If they're a fisherman or somebody who's livelihood is dependent on the ocean ecosystem/tourism. Or if they had property on the beach or boats or something that was damaged. Those would be very easy to prove and the lawyers would have a pretty accurate estimate of how much damage or lost income they suffered.
Right, but this absolutely destroyed the tourism industry in the Gulf, which had a ripple effect felt by those far, far from the coast.
People canceled trips to the Gulf and took their money elsewhere. The individuals or businesses in the tourism industry then had less money to spend at other area businesses, who then had less money to spend, and so on and so forth.
The same ripple effect was seen from the sea food industry as well.
So how do you really measure who has been affected by the oil spill and who was not?
Well, speaking strictly for businesses,
BP agreed during the negotiations that any business located within a certain distance of the coast was unquestionably harmed by the spill and entitled to compensation. They also agreed that the only way to fairly determine whether a business not directly on the coast (but located within a specified geographical boundary) was affected by the oil spill and is therefore eligible to file a claim for business economic losses, was to look at the revenue of that business before the oil spill, during the year in which the oil spill occurred, and during the year following the oil spill. If a pattern can be discerned from the revenue (a dip from 2007/2008/2009 to 2010 and a recovery in 2011) then the business is eligible to file a claim. That's it.

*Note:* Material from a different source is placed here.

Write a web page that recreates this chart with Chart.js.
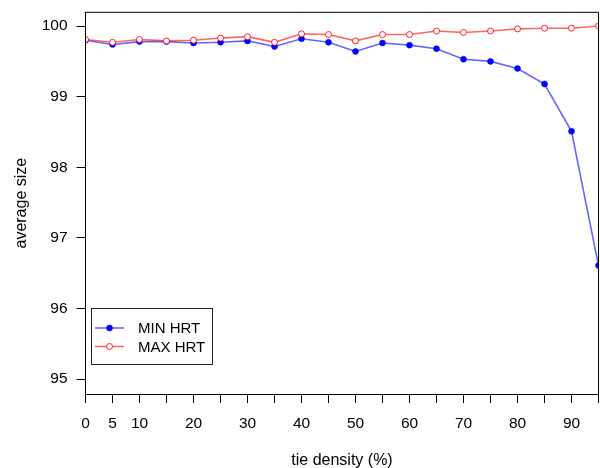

Now, the settlement excludes businesses in certain industries, but other than that as long as your business was located within a specified geographical area and had its revenue fit this pattern, your business is eligible for compensation.
BP negotiated this settlement agreement, including the causation elements that I set out above. Is this a bad deal? From BP's perspective, it certainly is, especially when you consider that many businesses who were probably unaffected by the oil spill were trending on a decline during this time period as a result of the overall performance of the economy. Maybe BP was gambling that the general economic circumstances of the nation prior to the oil spill in 2010 would cause a large percentage of business to be unable to demonstrate the required dip in their 2010 revenues. Nobody outside of BP knows what they were thinking. However, the settlement agreement is what it was negotiated to be, and BP has to live with it.